John Boyne - The Boy in the Striped Pyjamas
I’m naturally suspicious of the recent glut of novels marketed as children’s literature for adults (see ‘The Curious Incident of the Dog in the Night-Time’ and ‘The Life of Pi’), but this is a darker proposition. The Holocaust makes for a particularly poignant subject for John Boyne’s ‘The Boy in the Striped Pyjamas’, a novella told from the perspective of a naive nine year old German, Bruno, whose father is a concentration camp commander. The climax will seem to readers either overly predictable or horrifyingly inevitable - I fell into the second category: while I certainly saw the ending coming, and had built up a fair head of cynicism during the course of the story, found myself moved at the last nonetheless.
Bruno’s childish naivety recalls comparable characterisations of blindness and self-denial in the World War II-based works of Kazuo Ishiguro: the gentleman detective of ‘When We Were Orphans‘, or the unquestioning butler in ‘Remains of the Day‘. Bruno’s blindness is almost harder to give credence than that of the narrator in the former: Bruno may be a rather sheltered and spoilt nine year old but his ignorance sometimes stretches the boundaries of credibility. The novel reminded me in part of the film ‘Life is Beautiful’, in which an Italian Jew creates the elaborate illusion for his son that life in the concentration camp is in fact a contest to win a tank. This conceit was echoed in turn by ‘Goodbye Lenin’: a young man is impelled to create an illusive reality around his infirm mother to convince her that communism is still alive following the fall of the Berlin Wall.

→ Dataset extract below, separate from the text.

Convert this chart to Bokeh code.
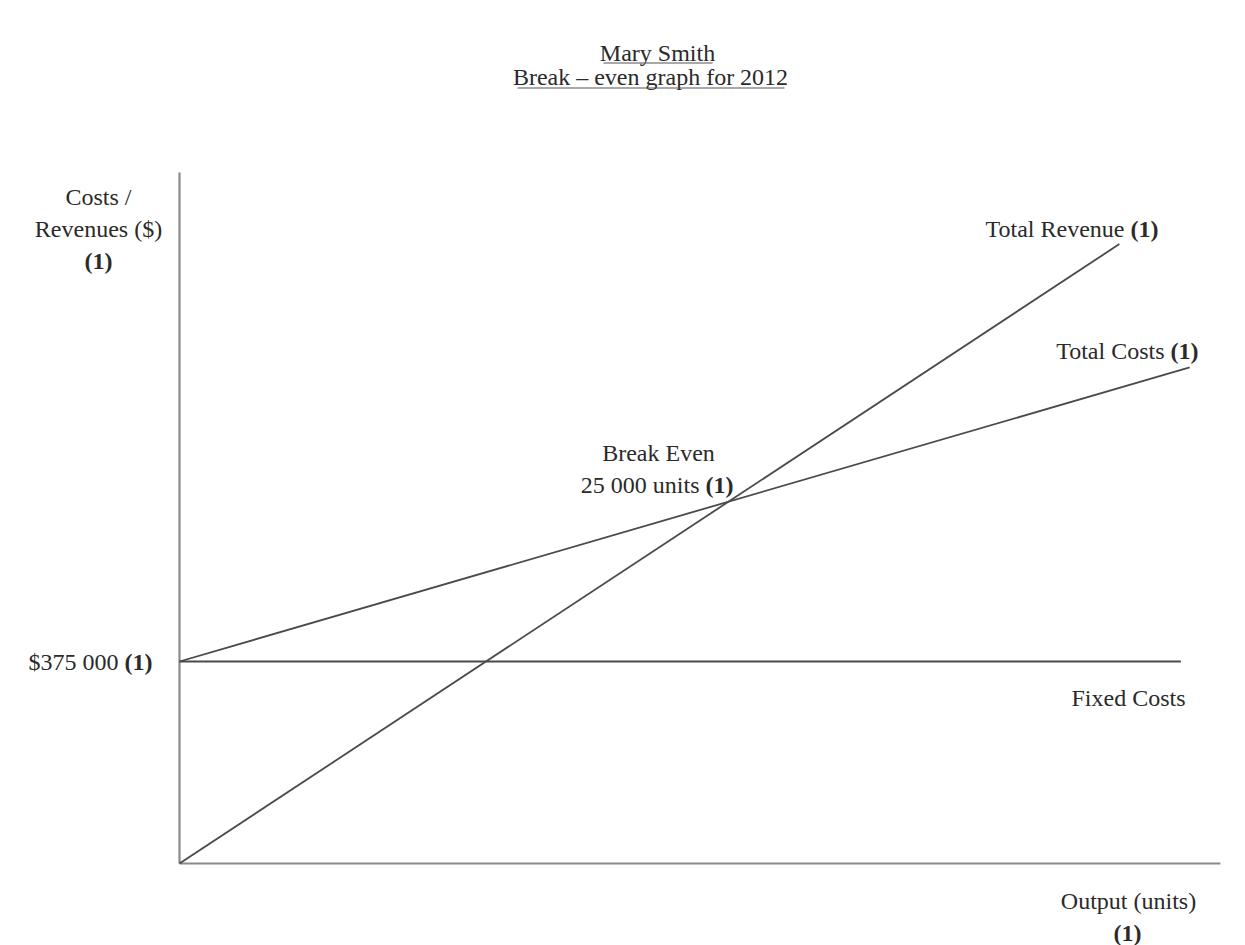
from bokeh.plotting import figure
from bokeh.models import Range1d, Label, BoxAnnotation
from bokeh.embed import file_html
from bokeh.resources import INLINE

# ---- data ----
fixed_costs = 375000
break_even_units = 25000
output_units_fc = [0, 45600]
fixed_cost_values = [375000, 375000]
output_units_tr = [0, 42800]
total_revenue_values = [0, 1150000]
output_units_tc = [0, 46000]
total_cost_values = [375000, 921000]
axis_x_extent = [0, 47400]
axis_y_extent = [0, 1282700]

# ---- layout: picture-pixel -> data mapping ----
W, H = 1245, 945
PX0, PY0 = 179, 863                     # picture pixel of the origin
X_PER_PX = break_even_units / 549.0
Y_PER_PX = fixed_costs / 202.0


def dx(px):
    return (px - PX0) * X_PER_PX


def dy(py):
    return (PY0 - py) * Y_PER_PX


p = figure(width=W, height=H, output_backend="svg", toolbar_location=None,
           x_range=Range1d(dx(0), dx(W)), y_range=Range1d(dy(H), dy(0)),
           x_axis_location=None, y_axis_location=None, min_border=0)
p.grid.visible = False
p.outline_line_color = None
p.background_fill_color = "white"

AX = "#8a8a8a"
LN = "#4a4a4a"
# axes drawn as lines
p.line(x=[0, 0], y=axis_y_extent, line_color=AX, line_width=2.2)
p.line(x=axis_x_extent, y=[0, 0], line_color=AX, line_width=2.2)

# cost / revenue lines
p.line(x=output_units_fc, y=fixed_cost_values, line_color=LN, line_width=1.8)
p.line(x=output_units_tr, y=total_revenue_values, line_color=LN, line_width=1.8)
p.line(x=output_units_tc, y=total_cost_values, line_color=LN, line_width=1.8)

FONT = "Liberation Serif"
FS = "24px"
TC = "#2a2a2a"


def lab(text, px, py, align="center", bold=False, size=FS):
    p.add_layout(Label(x=dx(px), y=dy(py), text=text, text_align=align,
                       text_baseline="middle", text_font=FONT, text_font_size=size,
                       text_color=TC, text_font_style="bold" if bold else "normal"))


# title
lab("Mary Smith", 657, 52)
lab("Break \u2013 even graph for 2012", 650, 76)
p.add_layout(BoxAnnotation(left=dx(603), right=dx(712), top=dy(62), bottom=dy(63),
                           fill_color="#555555", fill_alpha=1, line_alpha=0))
p.add_layout(BoxAnnotation(left=dx(517), right=dx(784), top=dy(87), bottom=dy(88),
                           fill_color="#555555", fill_alpha=1, line_alpha=0))

# y-axis label
lab("Costs /", 98, 196)
lab("Revenues ($)", 98, 228)
lab("(1)", 98, 260, bold=True)

# line labels
lab("Total Revenue", 1124, 228, align="right")
lab("(1)", 1130, 228, align="left", bold=True)
lab("Total Costs", 1164, 350, align="right")
lab("(1)", 1170, 350, align="left", bold=True)
lab("Break Even", 658, 452)
lab("25 000 units", 699, 484, align="right")
lab("(1)", 705, 484, align="left", bold=True)
lab("$375 000", 118, 661, align="right")
lab("(1)", 124, 661, align="left", bold=True)
lab("Fixed Costs", 1185, 697, align="right")

# x-axis label
lab("Output (units)", 1128, 900)
lab("(1)", 1127, 932, bold=True)

open("out.html", "w").write(file_html(p, INLINE))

Bruno, however, is not subject to any particularly elaborate ruse to shield him from the truth, other than an unfailing belief in the sound judgement of his father and the propagandist line that “Germany is the greatest of all countries”. Rather, Bruno is unable to countenance - much like the anachronistic protagonists of Ishiguro’s novels - the fullness and complexity of evil in the world. In the case of ”The Boy with the striped Pyjamas’, it’s an exterminating evil that lies just on the other side of a fence: the kind of perimeter that children typically explore first. A quick read with lasting impact.